On the same day BISC tested samples in the Laupāhoehoe Forest Reserve, another team of researchers prepares to launch an unmanned aerial system off the side of Stainback Road, one of the epicenters of the infection. Dr. Ryan Perroy of the Department of Geography & Environmental Science at UH Hilo and his team are now spending about 25% of their time flying the UAS for Rapid ‘Ōhiʻa Death mapping and detection.
Perroy said the “drone” has been in use in the battle against Rapid ‘Ōhiʻa Death for about a year and a half. “It’s very good for monitoring changes in the forest on an individual tree basis, because the resolution of the imagery is so fine that you can see individual leaves and branches,” Perroy explained.
That allows researchers not only to see changes over areas already infected by the fungus, but to detect suspected new cases. As valuable as the UAS imagery is, Perroy said it’s very difficult to fly over ʻōhiʻa forests every month and see the rapidity of tree decline. “It’s not the best day when we come back and we see more and more trees down since the last time we flew. Our efforts are one piece of the larger effort to better understand the disease and better protect our forests,” Perroy concluded.
Above, at 8,000 feet, the Carnegie Airborne Observatory is in the process of remapping roughly 650,000 acres of ʻōhiʻa forest on Hawai‘i island. This is the second time this twin-engine aircraft with millions of dollars of highly sophisticated equipment on board has peered into the very structural makeup and chemistry of individual trees to measure forest health. The first time was in January 2016.
This month’s flights will provide additional 3D imaging and data to fuse with ground data and the UAS data to give scientists and resource managers a really clear picture of the scope of spread of Rapid ‘Ōhiʻa Death.
Dr. Greg Asner leads the CAO effort. He explained, “Our 3D imaging system means we see the leaves in the forest canopy on individual trees.

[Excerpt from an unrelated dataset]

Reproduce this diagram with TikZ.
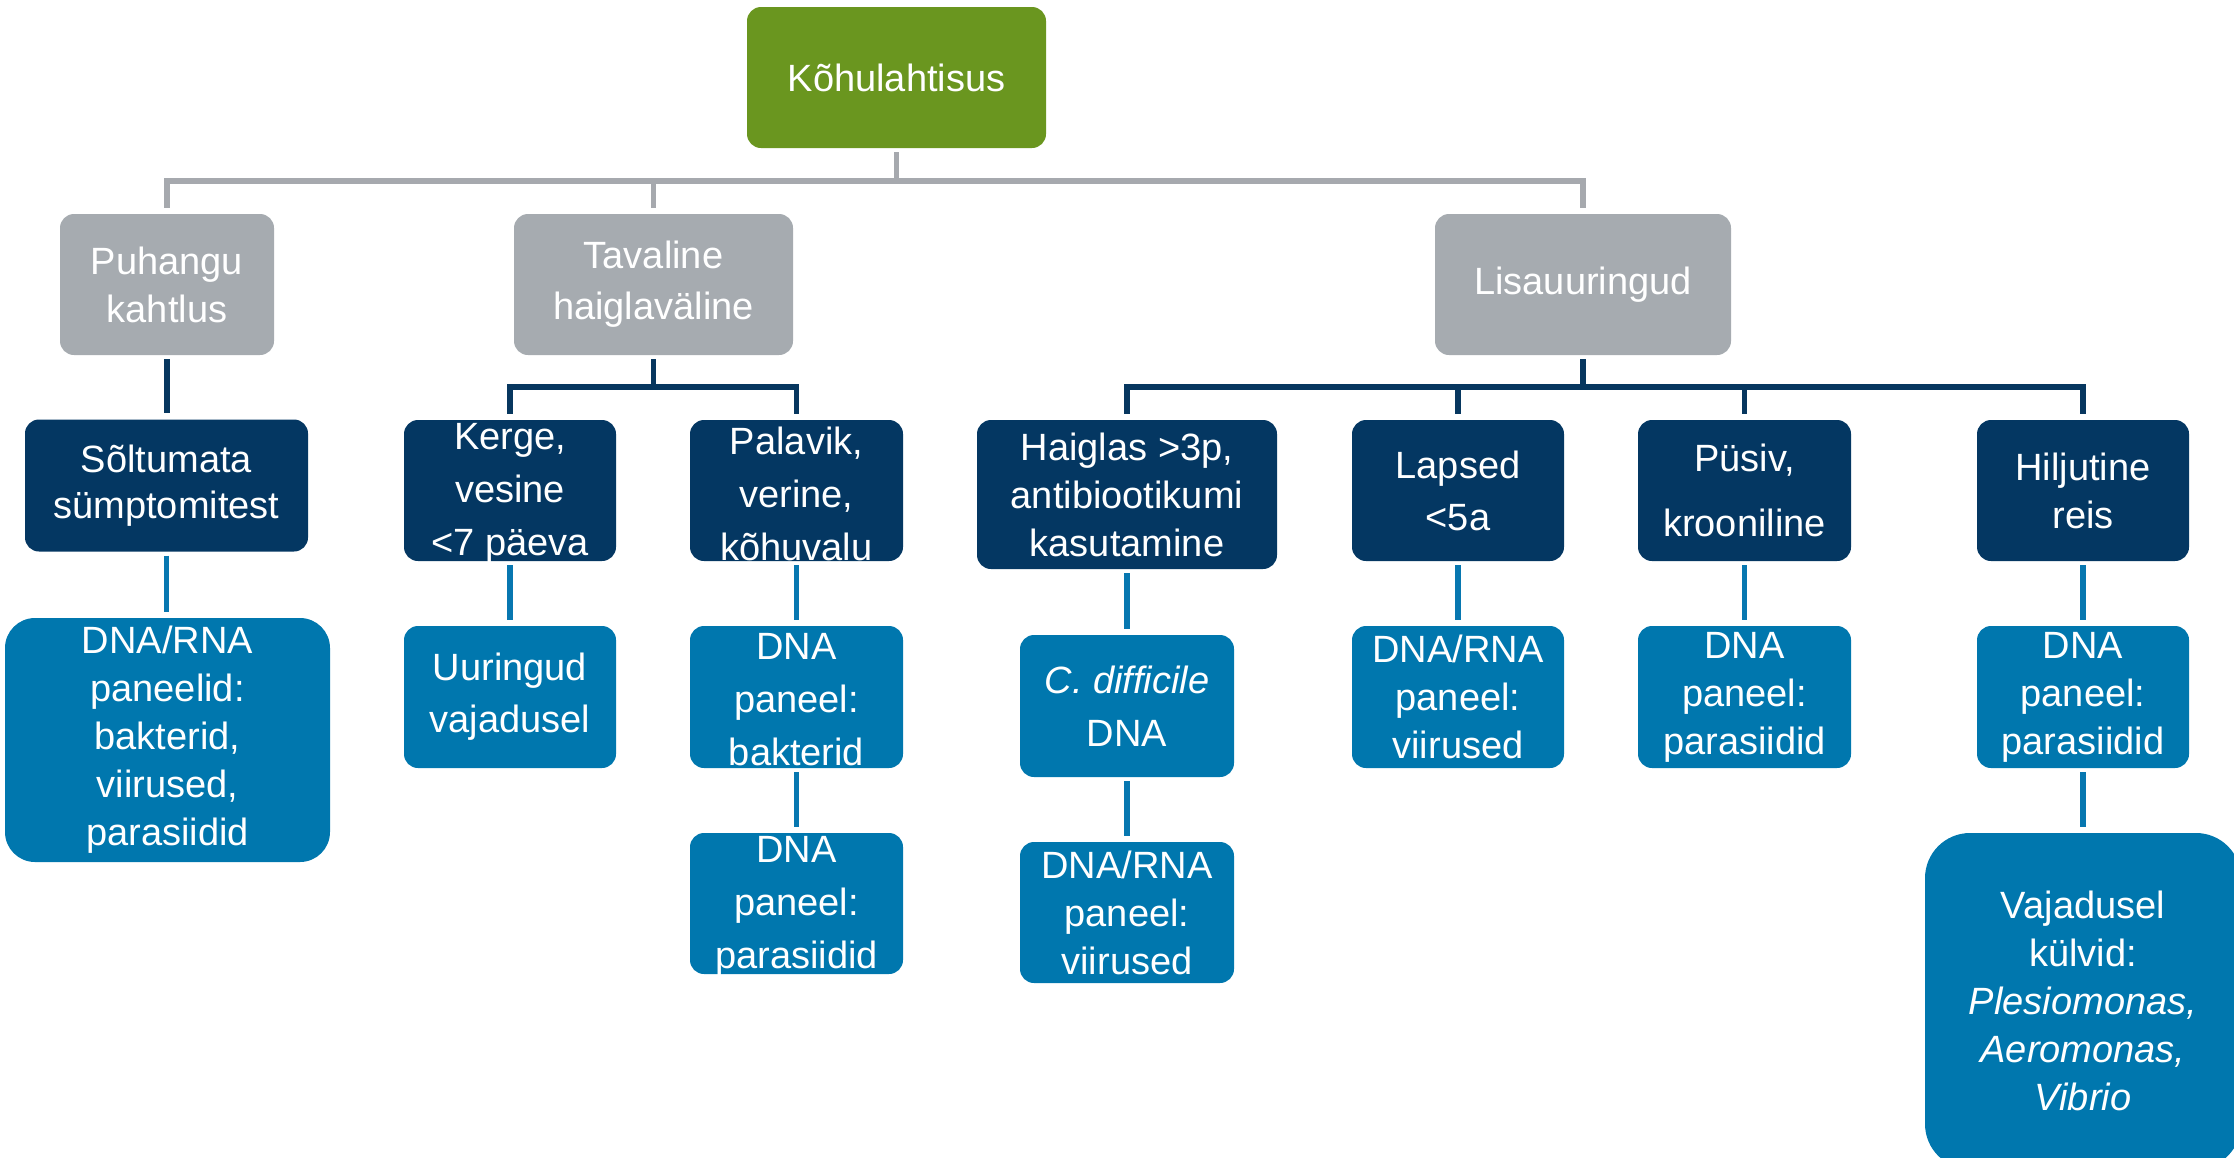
\documentclass[tikz,border=0pt]{standalone}
\usepackage{fontspec}
\setmainfont{Liberation Sans}
\usetikzlibrary{calc}
\definecolor{cgreen}{HTML}{6A961F}
\definecolor{cgray}{HTML}{A6ABB0}
\definecolor{cnavy}{HTML}{043762}
\definecolor{cblue}{HTML}{0077AE}
\definecolor{lgray}{HTML}{A6A9AE}
\definecolor{lnavy}{HTML}{07375F}
\definecolor{lblue}{HTML}{0777B0}
\begin{document}
\begin{tikzpicture}[x=1pt,y=-1pt,
  boxs/.style={rectangle, rounded corners=14pt, inner sep=0pt, draw=none},
  greenbox/.style={boxs, fill=cgreen},
  graybox/.style={boxs, fill=cgray},
  navybox/.style={boxs, fill=cnavy},
  bluebox/.style={boxs, fill=cblue},
  txt/.style={text=white, align=center, inner sep=0pt, font=\fontsize{38}{48}\selectfont},
  txtw/.style={txt, font=\fontsize{38}{53}\selectfont},
  conn/.style={line width=5.5pt, shorten <=4pt, shorten >=6pt},
  gline/.style={conn, draw=lgray},
  nline/.style={conn, draw=lnavy},
  bline/.style={conn, draw=lblue}]
\useasboundingbox (0,0) rectangle (2234,1157);

% level 0
\node[greenbox, minimum width=299pt, minimum height=141pt] (root) at (896.5,77.5) {};
\node[txt] (root-t) at (root) {Kõhulahtisus};

% level 1
\node[graybox, minimum width=214pt, minimum height=141pt] (puh) at (167,284.5) {};
\node[txt] (puh-t) at (puh) {Puhangu\\kahtlus};
\node[graybox, minimum width=279pt, minimum height=141pt] (tav) at (653.5,284.5) {};
\node[txt, font=\fontsize{38}{51}\selectfont] (tav-t) at (tav) {Tavaline\\haiglaväline};
\node[graybox, minimum width=296pt, minimum height=141pt] (lis) at (1583,284.5) {};
\node[txt] (lis-t) at (lis) {Lisauuringud};

% level 2
\node[navybox, minimum width=283pt, minimum height=132pt] (sol) at (166.5,485.5) {};
\node[txt, font=\fontsize{38}{46}\selectfont] (sol-t) at (sol) {Sõltumata\\sümptomitest};
\node[navybox, minimum width=212pt, minimum height=141pt] (ker) at (510,490.5) {};
\node[txtw] (ker-t) at ($(ker)+(0,3)$) {Kerge,\\vesine\\<7 päeva};
\node[navybox, minimum width=213pt, minimum height=141pt] (pal) at (796.5,490.5) {};
\node[txtw] (pal-t) at ($(pal)+(0,3)$) {Palavik,\\verine,\\kõhuvalu};
\node[navybox, minimum width=300pt, minimum height=149pt] (hai) at (1127,494.5) {};
\node[txt] (hai-t) at (hai) {Haiglas >3p,\\antibiootikumi\\kasutamine};
\node[navybox, minimum width=212pt, minimum height=141pt] (lap) at (1458,490.5) {};
\node[txt, font=\fontsize{38}{52}\selectfont] (lap-t) at (lap) {Lapsed\\<5a};
\node[navybox, minimum width=213pt, minimum height=141pt] (pus) at (1744.5,490.5) {};
\node[txt, font=\fontsize{38}{65}\selectfont] (pus-t) at (pus) {Püsiv,\\krooniline};
\node[navybox, minimum width=212pt, minimum height=141pt] (hil) at (2083,490.5) {};
\node[txt] (hil-t) at (hil) {Hiljutine\\reis};

% level 3
\node[bluebox, rounded corners=30pt, minimum width=325pt, minimum height=244pt] (dnaA) at (167.5,740) {};
\node[txt] (dnaA-t) at (dnaA) {DNA/RNA\\paneelid:\\bakterid,\\viirused,\\parasiidid};
\node[bluebox, minimum width=212pt, minimum height=142pt] (uur) at (510,697) {};
\node[txt, font=\fontsize{38}{52}\selectfont] (uur-t) at (uur) {Uuringud\\vajadusel};
\node[bluebox, minimum width=213pt, minimum height=142pt] (bak) at (796.5,697) {};
\node[txtw] (bak-t) at ($(bak)+(0,3)$) {DNA\\paneel:\\bakterid};
\node[bluebox, minimum width=213pt, minimum height=141pt] (par1) at (796.5,903.5) {};
\node[txtw] (par1-t) at ($(par1)+(0,3)$) {DNA\\paneel:\\parasiidid};
\node[bluebox, minimum width=214pt, minimum height=142pt] (cdi) at (1127,706) {};
\node[txtw] (cdi-t) at (cdi) {\textit{C. difficile}\\DNA};
\node[bluebox, minimum width=214pt, minimum height=141pt] (vir2) at (1127,912.5) {};
\node[txt] (vir2-t) at (vir2) {DNA/RNA\\paneel:\\viirused};
\node[bluebox, minimum width=212pt, minimum height=142pt] (vir1) at (1458,697) {};
\node[txt] (vir1-t) at (vir1) {DNA/RNA\\paneel:\\viirused};
\node[bluebox, minimum width=213pt, minimum height=142pt] (par2) at (1744.5,697) {};
\node[txt] (par2-t) at (par2) {DNA\\paneel:\\parasiidid};
\node[bluebox, minimum width=212pt, minimum height=142pt] (par3) at (2083,697) {};
\node[txt] (par3-t) at (par3) {DNA\\paneel:\\parasiidid};
\node[bluebox, rounded corners=45pt, minimum width=316pt, minimum height=336pt] (vaj) at (2083,1001) {};
\node[txt] (vaj-t) at (vaj) {Vajadusel\\külvid:\\\textit{Plesiomonas,}\\\textit{Aeromonas,}\\\textit{Vibrio}};

% connectors level 0 -> 1
\draw[gline] (root.south) -- ++(0,33) -| (puh.north);
\draw[gline] (root.south) -- ++(0,33) -| (tav.north);
\draw[gline] (root.south) -- ++(0,33) -| (lis.north);

% level 1 -> 2
\draw[nline] (puh.south) -- (puh.south |- sol.north);
\draw[nline] (tav.south) -- ++(0,32) -| (ker.north);
\draw[nline] (tav.south) -- ++(0,32) -| (pal.north);
\draw[nline] (lis.south) -- ++(0,32) -| (hai.north);
\draw[nline] (lis.south) -- ++(0,32) -| (lap.north);
\draw[nline] (lis.south) -- ++(0,32) -| (pus.north);
\draw[nline] (lis.south) -- ++(0,32) -| (hil.north);

% level 2 -> 3
\draw[bline] (sol.south) -- (sol.south |- dnaA.north);
\draw[bline] (ker.south) -- (ker.south |- uur.north);
\draw[bline] (pal.south) -- (pal.south |- bak.north);
\draw[bline] (bak.south) -- (bak.south |- par1.north);
\draw[bline] (hai.south) -- (hai.south |- cdi.north);
\draw[bline] (cdi.south) -- (cdi.south |- vir2.north);
\draw[bline] (lap.south) -- (lap.south |- vir1.north);
\draw[bline] (pus.south) -- (pus.south |- par2.north);
\draw[bline] (hil.south) -- (hil.south |- par3.north);
\draw[bline] (par3.south) -- (par3.south |- vaj.north);
\end{tikzpicture}
\end{document}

We can determine tree heights, the tree’s structure and the chemical make-up.” Utilizing imaging spectrometers, mounted in the rear of the plane, along with laser-based technology, super high resolution GPS, and a high-end, military-grade intertial motion unit Asner and his team are about two-thirds finished remapping the Big Island’s ʻōhiʻa forests, in this second round of flight missions.

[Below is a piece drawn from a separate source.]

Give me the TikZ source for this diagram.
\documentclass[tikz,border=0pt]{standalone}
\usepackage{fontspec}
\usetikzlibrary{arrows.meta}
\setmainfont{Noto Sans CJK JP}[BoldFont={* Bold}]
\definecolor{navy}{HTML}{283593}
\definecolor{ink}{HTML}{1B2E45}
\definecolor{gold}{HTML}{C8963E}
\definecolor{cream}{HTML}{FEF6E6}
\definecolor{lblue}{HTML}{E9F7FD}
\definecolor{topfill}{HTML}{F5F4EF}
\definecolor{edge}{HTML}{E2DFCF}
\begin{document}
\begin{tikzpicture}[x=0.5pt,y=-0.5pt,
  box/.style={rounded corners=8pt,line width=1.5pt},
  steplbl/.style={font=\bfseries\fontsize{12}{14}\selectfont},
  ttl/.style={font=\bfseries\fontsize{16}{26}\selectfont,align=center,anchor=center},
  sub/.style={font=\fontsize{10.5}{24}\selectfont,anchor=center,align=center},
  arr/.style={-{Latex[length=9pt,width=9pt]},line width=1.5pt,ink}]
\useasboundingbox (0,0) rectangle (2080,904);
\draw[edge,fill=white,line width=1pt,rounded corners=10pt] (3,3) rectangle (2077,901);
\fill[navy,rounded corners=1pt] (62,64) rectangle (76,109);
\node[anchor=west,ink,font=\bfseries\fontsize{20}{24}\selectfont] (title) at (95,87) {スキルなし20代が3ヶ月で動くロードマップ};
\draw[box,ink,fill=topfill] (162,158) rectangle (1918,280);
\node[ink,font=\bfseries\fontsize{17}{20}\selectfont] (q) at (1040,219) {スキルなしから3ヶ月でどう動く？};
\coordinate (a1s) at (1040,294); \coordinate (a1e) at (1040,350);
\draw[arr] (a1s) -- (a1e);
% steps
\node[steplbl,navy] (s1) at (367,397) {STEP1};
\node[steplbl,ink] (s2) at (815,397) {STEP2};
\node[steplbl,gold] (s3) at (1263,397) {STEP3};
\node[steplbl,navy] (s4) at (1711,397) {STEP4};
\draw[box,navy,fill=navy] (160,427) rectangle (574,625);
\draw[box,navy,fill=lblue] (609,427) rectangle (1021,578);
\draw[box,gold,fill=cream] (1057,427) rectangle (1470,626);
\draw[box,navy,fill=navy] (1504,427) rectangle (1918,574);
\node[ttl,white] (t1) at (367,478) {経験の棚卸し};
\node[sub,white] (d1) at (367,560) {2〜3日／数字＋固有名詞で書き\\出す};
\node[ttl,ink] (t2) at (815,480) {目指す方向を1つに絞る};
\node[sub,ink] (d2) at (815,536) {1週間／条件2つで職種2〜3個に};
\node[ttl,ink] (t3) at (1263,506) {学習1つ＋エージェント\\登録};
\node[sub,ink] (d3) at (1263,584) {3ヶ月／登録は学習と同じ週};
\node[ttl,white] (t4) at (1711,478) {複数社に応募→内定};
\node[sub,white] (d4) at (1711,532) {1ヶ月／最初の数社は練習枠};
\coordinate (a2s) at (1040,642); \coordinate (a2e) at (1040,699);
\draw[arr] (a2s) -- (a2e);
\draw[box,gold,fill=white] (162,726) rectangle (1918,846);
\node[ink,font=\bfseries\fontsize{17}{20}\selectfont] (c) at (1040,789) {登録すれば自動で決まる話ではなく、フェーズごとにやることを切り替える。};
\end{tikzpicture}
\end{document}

He added, “Our work provides the whole island view and that interfaces with all the field work and with some of the high-resolution mapping that’s happening locally within some of the canopies. We give the big picture, landscape scale view, but also with a lot of detail.”
All of the researchers and managers working to combat Rapid ‘Ōhiʻa Death agree that their collaborative efforts are about the only silver lining to what is a serious threat to Hawai‘i’s most important native tree. Ōhiʻa protect the state’s watersheds by providing a sponge-effect to allow rainwater to slowly seep into underground aquifers. They also help prevent erosion and the spread of invasive species and they are very culturally significant and prized in lei making.
“I think it’s really encouraging in this daunting threat to our precious native ecosystem, to have a community of natural resource managers and scientists come together to find a solution,” said Philipp LaHaela Walter, State Survey and Resource Forester for DLNR/DOFAW. He added, “I think this experience of having dedicated partners, complete collaboration and the deployment of top-notch technology has greatly improved cross-agency communications and efficiency and we all hope eventually leads to a treatment for Rapid ‘Ōhiʻa Death.